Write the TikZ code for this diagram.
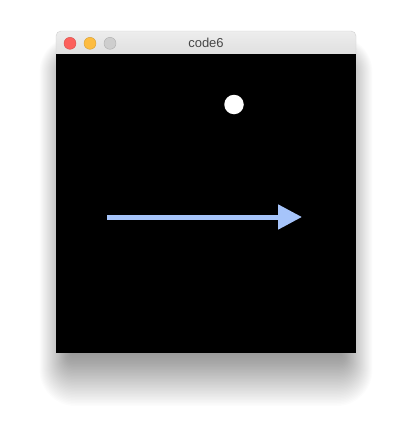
\documentclass[tikz,border=0pt]{standalone}
\usepackage{fontspec}
\setmainfont{Liberation Sans}
\usetikzlibrary{arrows.meta, positioning}

\definecolor{closered}{RGB}{252,96,92}
\definecolor{minyellow}{RGB}{253,188,64}
\definecolor{zoomgrey}{RGB}{206,206,206}
\definecolor{arrowblue}{RGB}{166,196,250}

\begin{document}
\begin{tikzpicture}[x=1pt, y=-1pt,
    light/.style={circle, inner sep=0pt, minimum size=12pt, fill=#1, draw=#1!85!black, line width=0.4pt},
    ball/.style={circle, inner sep=0pt, minimum size=19.5pt, fill=white},
    vector/.style={draw=arrowblue, line width=5pt, -{Triangle[length=24pt, width=24pt]}}]
  \useasboundingbox[fill=white] (0,0) rectangle (412,434);
  % soft shadow under the window
  \foreach \s in {0,1,...,36}
    \fill[black, opacity=0.012, rounded corners=\s pt] (72-0.9*\s,72-\s) rectangle (340+0.9*\s,352+1.5*\s);
  % window
  \shade[top color=black!7, bottom color=black!16, draw=black!18, rounded corners=5pt]
    (56,31) rectangle (356,70);
  \fill[black] (56,54) rectangle (356,353);
  \node[light=closered] (close) at (70,43.3) {};
  \node[light=minyellow] (minimize) at (90,43.3) {};
  \node[light=zoomgrey] (zoom) at (110,43.3) {};
  \node[text=black!72, font=\fontsize{13}{13}\selectfont] (title) at (206,43.3) {code6};
  % sketch
  \node[ball] (ball) at (234,104.5) {};
  \coordinate (tail) at (107,217);
  \coordinate (tip) at (302,217);
  \draw[vector] (tail) -- (tip);
\end{tikzpicture}
\end{document}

════

> [Written request]:
Restate the data above word for word. Do not include the images.

> [Answer in full]:
Write the TikZ code for this diagram.
\documentclass[tikz,border=0pt]{standalone}
\usepackage{fontspec}
\setmainfont{Liberation Sans}
\usetikzlibrary{arrows.meta, positioning}

\definecolor{closered}{RGB}{252,96,92}
\definecolor{minyellow}{RGB}{253,188,64}
\definecolor{zoomgrey}{RGB}{206,206,206}
\definecolor{arrowblue}{RGB}{166,196,250}

\begin{document}
\begin{tikzpicture}[x=1pt, y=-1pt,
    light/.style={circle, inner sep=0pt, minimum size=12pt, fill=#1, draw=#1!85!black, line width=0.4pt},
    ball/.style={circle, inner sep=0pt, minimum size=19.5pt, fill=white},
    vector/.style={draw=arrowblue, line width=5pt, -{Triangle[length=24pt, width=24pt]}}]
  \useasboundingbox[fill=white] (0,0) rectangle (412,434);
  % soft shadow under the window
  \foreach \s in {0,1,...,36}
    \fill[black, opacity=0.012, rounded corners=\s pt] (72-0.9*\s,72-\s) rectangle (340+0.9*\s,352+1.5*\s);
  % window
  \shade[top color=black!7, bottom color=black!16, draw=black!18, rounded corners=5pt]
    (56,31) rectangle (356,70);
  \fill[black] (56,54) rectangle (356,353);
  \node[light=closered] (close) at (70,43.3) {};
  \node[light=minyellow] (minimize) at (90,43.3) {};
  \node[light=zoomgrey] (zoom) at (110,43.3) {};
  \node[text=black!72, font=\fontsize{13}{13}\selectfont] (title) at (206,43.3) {code6};
  % sketch
  \node[ball] (ball) at (234,104.5) {};
  \coordinate (tail) at (107,217);
  \coordinate (tip) at (302,217);
  \draw[vector] (tail) -- (tip);
\end{tikzpicture}
\end{document}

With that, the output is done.